WRITTEN PROBLEM =
Tell how many lines include the string "this". Answer with a single number.

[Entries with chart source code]
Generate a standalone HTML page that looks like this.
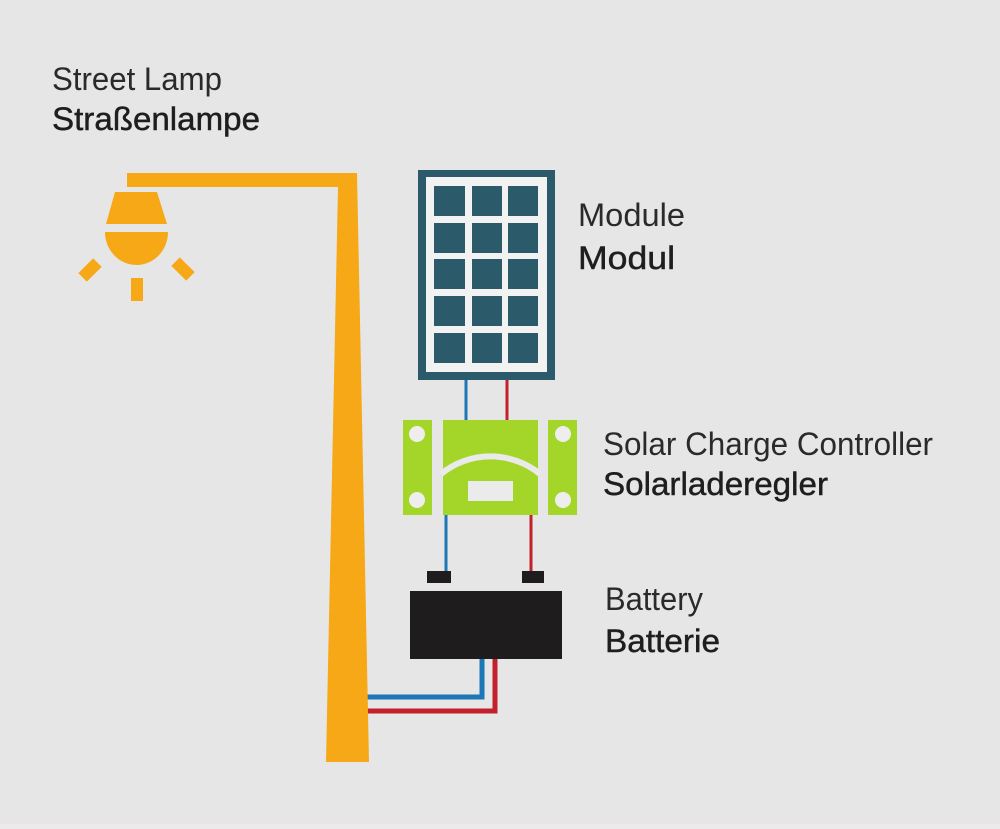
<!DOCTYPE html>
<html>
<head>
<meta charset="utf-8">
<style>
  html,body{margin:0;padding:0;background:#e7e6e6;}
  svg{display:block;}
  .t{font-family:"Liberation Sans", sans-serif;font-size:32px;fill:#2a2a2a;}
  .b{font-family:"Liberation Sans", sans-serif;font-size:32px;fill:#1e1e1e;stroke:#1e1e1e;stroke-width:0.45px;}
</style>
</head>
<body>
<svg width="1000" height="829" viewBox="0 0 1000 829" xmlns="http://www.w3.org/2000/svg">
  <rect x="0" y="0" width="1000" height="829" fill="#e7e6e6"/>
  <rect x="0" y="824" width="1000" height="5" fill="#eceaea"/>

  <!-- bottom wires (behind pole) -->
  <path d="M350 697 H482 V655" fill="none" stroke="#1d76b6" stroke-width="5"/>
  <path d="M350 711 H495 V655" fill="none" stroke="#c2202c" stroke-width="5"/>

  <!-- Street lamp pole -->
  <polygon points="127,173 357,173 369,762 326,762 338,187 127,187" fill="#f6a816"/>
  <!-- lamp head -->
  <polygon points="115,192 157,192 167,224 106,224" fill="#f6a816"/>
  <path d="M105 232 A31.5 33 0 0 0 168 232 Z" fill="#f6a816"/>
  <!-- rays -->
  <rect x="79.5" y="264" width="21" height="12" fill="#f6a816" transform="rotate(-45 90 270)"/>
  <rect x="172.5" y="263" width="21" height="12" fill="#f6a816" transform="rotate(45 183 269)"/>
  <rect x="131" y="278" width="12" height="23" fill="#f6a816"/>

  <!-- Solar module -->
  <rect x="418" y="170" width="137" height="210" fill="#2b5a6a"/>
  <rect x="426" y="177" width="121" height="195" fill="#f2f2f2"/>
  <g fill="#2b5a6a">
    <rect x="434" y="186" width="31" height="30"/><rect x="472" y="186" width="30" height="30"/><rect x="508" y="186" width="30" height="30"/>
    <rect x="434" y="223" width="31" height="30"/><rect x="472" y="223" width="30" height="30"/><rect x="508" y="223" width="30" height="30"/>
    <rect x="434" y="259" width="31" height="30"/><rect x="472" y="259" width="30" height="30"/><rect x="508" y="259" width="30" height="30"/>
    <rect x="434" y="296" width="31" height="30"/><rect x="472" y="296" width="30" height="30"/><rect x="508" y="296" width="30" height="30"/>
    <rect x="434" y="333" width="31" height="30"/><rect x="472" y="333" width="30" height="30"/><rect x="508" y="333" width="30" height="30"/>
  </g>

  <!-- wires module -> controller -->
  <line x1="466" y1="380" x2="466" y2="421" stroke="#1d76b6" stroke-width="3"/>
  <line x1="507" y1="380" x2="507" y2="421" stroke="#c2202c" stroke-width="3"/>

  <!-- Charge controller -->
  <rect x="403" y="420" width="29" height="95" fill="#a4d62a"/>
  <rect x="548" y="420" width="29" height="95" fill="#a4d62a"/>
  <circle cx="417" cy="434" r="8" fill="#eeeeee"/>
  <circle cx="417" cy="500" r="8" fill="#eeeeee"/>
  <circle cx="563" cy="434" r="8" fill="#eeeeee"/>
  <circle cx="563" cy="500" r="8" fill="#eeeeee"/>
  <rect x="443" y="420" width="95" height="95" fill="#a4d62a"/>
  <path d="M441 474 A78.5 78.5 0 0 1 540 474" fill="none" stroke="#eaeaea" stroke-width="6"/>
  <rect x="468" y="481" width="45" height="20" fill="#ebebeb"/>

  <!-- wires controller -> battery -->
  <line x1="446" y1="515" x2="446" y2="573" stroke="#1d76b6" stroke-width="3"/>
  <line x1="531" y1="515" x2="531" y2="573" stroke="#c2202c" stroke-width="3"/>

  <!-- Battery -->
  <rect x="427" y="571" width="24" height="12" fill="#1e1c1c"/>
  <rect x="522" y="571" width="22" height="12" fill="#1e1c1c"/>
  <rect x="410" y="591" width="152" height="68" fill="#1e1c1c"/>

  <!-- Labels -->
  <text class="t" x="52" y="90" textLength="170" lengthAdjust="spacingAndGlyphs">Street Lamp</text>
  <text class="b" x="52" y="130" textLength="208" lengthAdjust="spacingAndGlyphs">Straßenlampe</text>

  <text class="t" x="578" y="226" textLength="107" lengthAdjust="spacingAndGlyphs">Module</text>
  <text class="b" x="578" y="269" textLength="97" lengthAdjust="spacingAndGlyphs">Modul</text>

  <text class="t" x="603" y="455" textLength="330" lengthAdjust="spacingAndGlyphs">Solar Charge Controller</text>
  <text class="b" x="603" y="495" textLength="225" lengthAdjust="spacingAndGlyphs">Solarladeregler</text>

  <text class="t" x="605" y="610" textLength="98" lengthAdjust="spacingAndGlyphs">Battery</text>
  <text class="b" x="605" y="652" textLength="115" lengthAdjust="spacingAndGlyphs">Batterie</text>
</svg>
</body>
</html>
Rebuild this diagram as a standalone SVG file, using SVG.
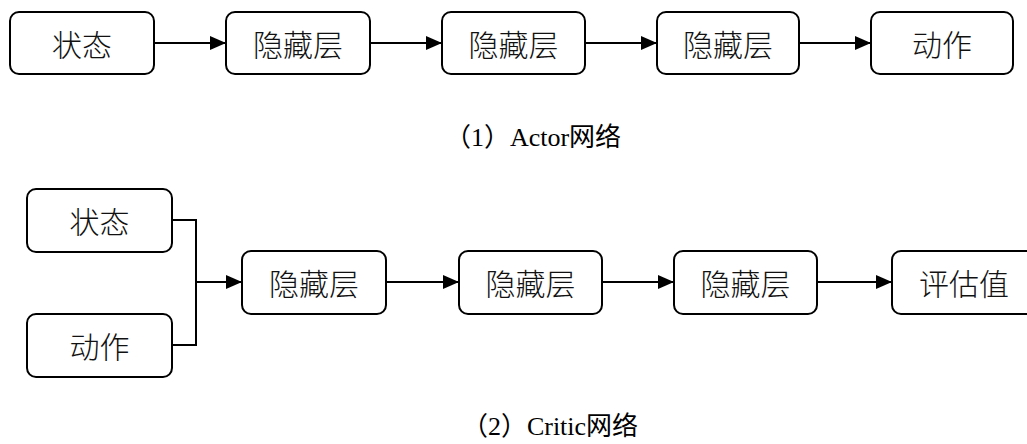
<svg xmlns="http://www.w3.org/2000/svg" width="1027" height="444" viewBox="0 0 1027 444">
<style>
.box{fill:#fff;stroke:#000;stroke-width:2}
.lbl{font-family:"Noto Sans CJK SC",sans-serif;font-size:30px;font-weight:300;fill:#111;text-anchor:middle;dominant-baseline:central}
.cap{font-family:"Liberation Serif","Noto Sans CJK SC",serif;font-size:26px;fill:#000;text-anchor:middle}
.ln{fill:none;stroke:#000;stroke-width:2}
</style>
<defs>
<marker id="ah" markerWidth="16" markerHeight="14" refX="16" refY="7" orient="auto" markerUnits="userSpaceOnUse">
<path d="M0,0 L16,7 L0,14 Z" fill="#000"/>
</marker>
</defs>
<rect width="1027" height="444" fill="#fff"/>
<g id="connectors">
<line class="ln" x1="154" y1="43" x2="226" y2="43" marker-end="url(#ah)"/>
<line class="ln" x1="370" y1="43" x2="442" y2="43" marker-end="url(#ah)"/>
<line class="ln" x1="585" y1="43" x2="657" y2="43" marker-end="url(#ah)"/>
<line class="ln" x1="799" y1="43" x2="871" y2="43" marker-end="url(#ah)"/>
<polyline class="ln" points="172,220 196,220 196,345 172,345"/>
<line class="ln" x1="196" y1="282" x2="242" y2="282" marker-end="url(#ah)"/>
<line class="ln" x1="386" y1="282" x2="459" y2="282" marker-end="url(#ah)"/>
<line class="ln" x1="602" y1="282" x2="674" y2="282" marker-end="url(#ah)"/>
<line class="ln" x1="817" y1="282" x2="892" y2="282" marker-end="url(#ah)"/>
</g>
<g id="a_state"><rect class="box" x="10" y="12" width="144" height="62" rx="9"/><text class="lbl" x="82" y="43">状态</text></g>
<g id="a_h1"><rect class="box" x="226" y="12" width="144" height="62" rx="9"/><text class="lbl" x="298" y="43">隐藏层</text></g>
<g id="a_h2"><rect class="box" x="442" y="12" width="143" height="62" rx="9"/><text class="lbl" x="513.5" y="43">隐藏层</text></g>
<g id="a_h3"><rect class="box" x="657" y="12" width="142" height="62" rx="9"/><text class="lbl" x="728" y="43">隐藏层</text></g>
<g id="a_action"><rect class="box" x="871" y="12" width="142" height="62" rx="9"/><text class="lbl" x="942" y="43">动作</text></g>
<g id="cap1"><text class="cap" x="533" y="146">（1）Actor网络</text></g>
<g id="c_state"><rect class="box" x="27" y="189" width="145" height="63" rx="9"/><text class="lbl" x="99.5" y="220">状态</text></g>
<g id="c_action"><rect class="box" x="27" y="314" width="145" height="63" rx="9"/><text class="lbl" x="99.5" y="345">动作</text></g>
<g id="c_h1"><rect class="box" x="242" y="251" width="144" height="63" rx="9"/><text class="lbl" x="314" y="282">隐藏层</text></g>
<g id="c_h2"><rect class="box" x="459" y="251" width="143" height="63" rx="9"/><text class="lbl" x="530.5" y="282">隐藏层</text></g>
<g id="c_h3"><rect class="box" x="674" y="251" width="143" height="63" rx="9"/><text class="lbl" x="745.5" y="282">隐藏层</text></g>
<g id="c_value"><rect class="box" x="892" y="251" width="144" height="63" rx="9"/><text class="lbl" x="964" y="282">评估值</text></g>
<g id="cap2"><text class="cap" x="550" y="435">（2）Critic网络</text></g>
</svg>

THE OUTPUT =
2